Луций медленно открыл глаза и увидел друга, который стоял посреди большого шатра. Голова у него была перевязана, левая рука забинтована и подвешена на тряпке, перекинутой через шею. Повсюду лежали раненые, между ними ходили лекари, они смазывали зловонными мазями и бинтовали раны у тех, кто мог выжить, и добивали безнадежных, чтобы те не мучились. Так выглядел военный госпиталь после сражения. Мартин командовал им, не давая докторам расслабиться. Повсюду сновали рабы: они подносили в тазиках теплую воду, вытаскивали мертвых, помогали безжалостным хирургам. В углу двое из них держали солдата, которому врач резал ногу, а тот орал и вырывался. Запах в палатке стоял, как на скотобойне. Воздух был наполнен стонами и криками. Впрочем, именно это и отличает людей от животных, которые хотя бы молча и безропотно принимают свою боль.

– Луций! Очнулся?! – обрадовался Мартин и, хромая, подошел к другу. – Живой?! Слава богам! – он махнул рукой, и к ним быстро подбежал раб с чашей. Мартин поднес ее к губам генерала: – Пей.

Луций сделал несколько жадных глотков.

– Гор…

– Что?

– Город взяли?

– Да взяли, взяли! Чего уж там. Ты отдыхай, тебе здорово досталось.

– Такфаринат? – попытался привстать Луций, но Мартин остановил его.

– Ушел, сука! Ну, ничего, Ратибор пошел за ним. У русича с ним свои счеты. От варвара еще никто не уходил, сам знаешь!

– Понтий где?

– Город грабит! А мы-то думали, ты помрешь! – чему-то радуясь, ухмыльнулся Мартин. – Бездари-лекари тебе жизни отвели до утра, а ты, глянь, не только их, но и саму смерть обманул! Как же я рад, что ты пришел в себя! – Мартин ударил Луция по плечу, отчего генерал сморщился. – Извини, извини! Забыл!
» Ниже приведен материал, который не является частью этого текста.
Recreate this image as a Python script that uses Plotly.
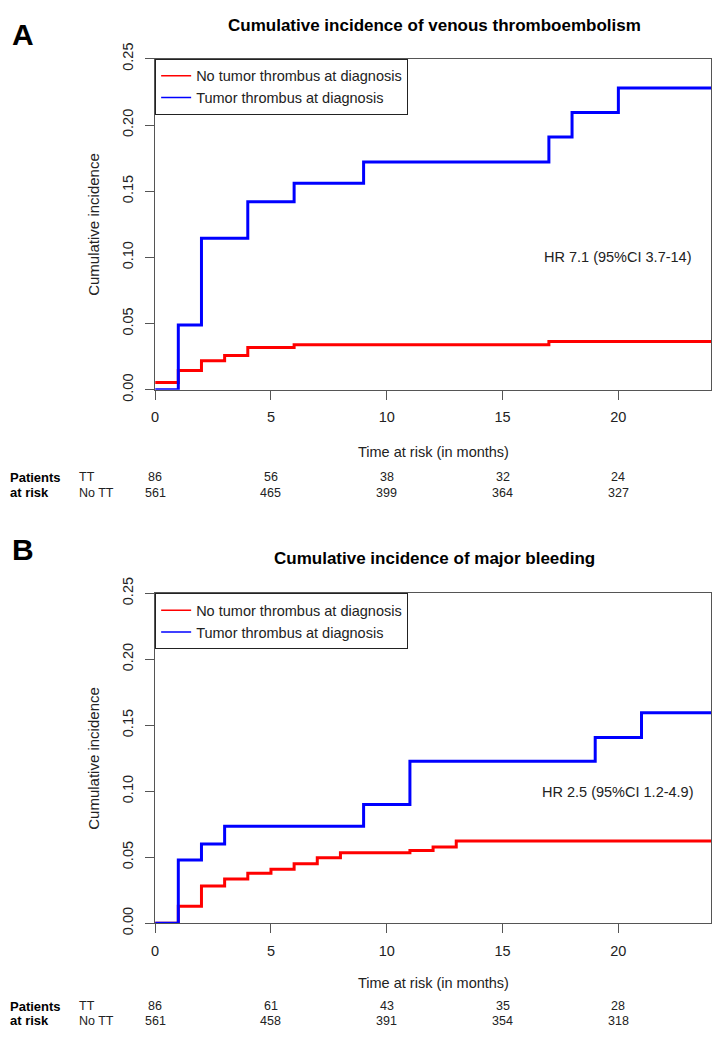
import plotly.graph_objects as go

# ---- data ----
months = [0, 5, 10, 15, 20]

# panel A: venous thromboembolism (step functions: event time, cumulative incidence)
vte_tt_t = [0, 1, 2, 4, 6, 9, 17, 18, 20, 24]
vte_tt_y = [0.0, 0.049, 0.1145, 0.142, 0.156, 0.172, 0.191, 0.2095, 0.228, 0.228]
vte_nott_t = [0, 1, 2, 3, 4, 6, 17, 24]
vte_nott_y = [0.0055, 0.0145, 0.022, 0.026, 0.032, 0.034, 0.0365, 0.0365]

# panel B: major bleeding
mb_tt_t = [0, 1, 2, 3, 9, 11, 19, 21, 24]
mb_tt_y = [0.0, 0.048, 0.060, 0.0735, 0.090, 0.1227, 0.1408, 0.1595, 0.1595]
mb_nott_t = [0, 1, 2, 3, 4, 5, 6, 7, 8, 11, 12, 13, 24]
mb_nott_y = [0.0, 0.0128, 0.0282, 0.0336, 0.0378, 0.041, 0.045, 0.0496, 0.0535,
             0.0552, 0.0577, 0.0623, 0.0623]

risk_vte_tt = [86, 56, 38, 32, 24]
risk_vte_nott = [561, 465, 399, 364, 327]
risk_mb_tt = [86, 61, 43, 35, 28]
risk_mb_nott = [561, 458, 391, 354, 318]

W, H = 714, 1055
RED = "#ff0000"
BLUE = "#0000ff"
FONT = "Liberation Sans, Arial, sans-serif"
AXCOL = "#555555"
TXT = "#222222"


def py(p):
    # page pixel row -> paper y
    return 1 - p / H


def px_(p):
    return p / W


fig = go.Figure()

panels = [
    dict(xa="x", ya="y", leg="legend",
         tt=(vte_tt_t, vte_tt_y), nott=(vte_nott_t, vte_nott_y)),
    dict(xa="x2", ya="y2", leg="legend2",
         tt=(mb_tt_t, mb_tt_y), nott=(mb_nott_t, mb_nott_y)),
]

for p in panels:
    # curves
    fig.add_trace(go.Scatter(
        x=p["nott"][0], y=p["nott"][1], mode="lines", line_shape="hv",
        line=dict(color=RED, width=3), showlegend=False,
        xaxis=p["xa"], yaxis=p["ya"], hoverinfo="x+y"))
    fig.add_trace(go.Scatter(
        x=p["tt"][0], y=p["tt"][1], mode="lines", line_shape="hv",
        line=dict(color=BLUE, width=3), showlegend=False,
        xaxis=p["xa"], yaxis=p["ya"], hoverinfo="x+y"))
    # thin legend keys, as in the R legend
    for name, col in [("No tumor thrombus at diagnosis", RED),
                      ("Tumor thrombus at diagnosis", BLUE)]:
        fig.add_trace(go.Scatter(
            x=[None], y=[None], mode="lines", line=dict(color=col, width=1.5),
            name=name, xaxis=p["xa"], yaxis=p["ya"], legend=p["leg"]))

# box geometry in page pixels (left, right, top, bottom)
box_a = (152, 711, 44, 384)
box_b = (152, 711, 593, 932)

xaxis_style = dict(range=[0, 24], tickvals=months, ticks="outside", ticklen=9,
                   tickwidth=1, tickcolor=AXCOL, showline=True, linecolor=AXCOL,
                   linewidth=1.3, mirror=True, showgrid=False, zeroline=False,
                   ticklabelstandoff=5,
                   tickfont=dict(family=FONT, size=14.5, color=TXT))
yaxis_style = dict(range=[0, 0.25], tickvals=[0, 0.05, 0.10, 0.15, 0.20, 0.25],
                   ticktext=["0.00", "0.05", "0.10", "0.15", "0.20", "0.25"],
                   tickangle=-90, ticks="outside", ticklen=9, tickwidth=1,
                   tickcolor=AXCOL, showline=True, linecolor=AXCOL, linewidth=1.3,
                   mirror=True, showgrid=False, zeroline=False,
                   ticklabelstandoff=6,
                   tickfont=dict(family=FONT, size=14.5, color=TXT))

fig.update_layout(
    xaxis=dict(domain=[px_(box_a[0]), px_(box_a[1])], anchor="y", **xaxis_style),
    yaxis=dict(domain=[py(box_a[3]), py(box_a[2])], anchor="x", **yaxis_style),
    xaxis2=dict(domain=[px_(box_b[0]), px_(box_b[1])], anchor="y2", **xaxis_style),
    yaxis2=dict(domain=[py(box_b[3]), py(box_b[2])], anchor="x2", **yaxis_style),
)

legend_style = dict(xanchor="left", yanchor="top", bgcolor="white",
                    bordercolor=TXT, borderwidth=1,
                    font=dict(family=FONT, size=14.5, color=TXT),
                    tracegroupgap=0, itemclick=False)
fig.update_layout(
    legend=dict(x=px_(box_a[0]), y=py(box_a[2]), **legend_style),
    legend2=dict(x=px_(box_b[0]), y=py(box_b[2]), **legend_style),
)

ann = []


def text(x, y, s, size=14.5, bold=False, xanchor="center", xref="paper",
         angle=0, color=TXT):
    ann.append(dict(x=x, y=y, xref=xref, yref="paper", text=f"<b>{s}</b>" if bold else s,
                    showarrow=False, xanchor=xanchor, yanchor="middle",
                    textangle=angle, font=dict(family=FONT, size=size, color=color)))


# panel letters and titles
text(px_(19), py(19), "A", size=30, bold=True, color="black")
text(px_(19), py(548), "B", size=30, bold=True, color="black")
text(px_(433), py(10), "Cumulative incidence of venous thromboembolism", size=17,
     bold=True, color="black")
text(px_(433), py(557), "Cumulative incidence of major bleeding", size=17,
     bold=True, color="black")

# axis titles
for box, xtitle_y in [(box_a, 448), (box_b, 993)]:
    text(px_(90), py((box[2] + box[3]) / 2), "Cumulative incidence", size=15, angle=-90)
    text(px_(432), py(xtitle_y), "Time at risk (in months)")

# hazard ratios
text(px_(617), py(248), "HR 7.1 (95%CI 3.7-14)")
text(px_(617), py(797), "HR 2.5 (95%CI 1.2-4.9)")

# numbers at risk
tables = [("x", 474, 490, risk_vte_tt, risk_vte_nott),
          ("x2", 1017, 1032, risk_mb_tt, risk_mb_nott)]
for xr, y_tt, y_no, tt, no in tables:
    text(px_(4), py(y_tt), "Patients", size=13, bold=True, xanchor="left", color="black")
    text(px_(4), py(y_no), "at risk", size=13, bold=True, xanchor="left", color="black")
    text(px_(73), py(y_tt), "TT", size=12.5, xanchor="left")
    text(px_(73), py(y_no), "No TT", size=12.5, xanchor="left")
    for m, a, b in zip(months, tt, no):
        text(m, py(y_tt), str(a), size=12.5, xref=xr)
        text(m, py(y_no), str(b), size=12.5, xref=xr)

fig.update_layout(
    annotations=ann,
    width=W, height=H,
    margin=dict(l=0, r=0, t=0, b=0),
    plot_bgcolor="white", paper_bgcolor="white",
    font=dict(family=FONT),
)

# drop the browser's default 8px body margin so the figure sits at the page origin
fig.write_html("out.html", config={"displayModeBar": False},
               post_script="document.body.style.margin = '0';")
– А Ромул и Маркус? С ними что?

– Не знаю. Ты же Маркуса оставил в лагере охранять Ромула. Да что с ними будет? Ромул побесится и отойдет. Хотя, честно говоря, круто ты поступил с ним, чересчур круто. Может, и не надо было так…

Тут подошел лекарь, с интересом уставился на Луция, присел рядом, пощупал пульс и закачал головой, удивленно цокая языком.

– Поразительно! – сказал он и разбинтовал бедро, после чего его глаза еще больше расширились, – Поразительно!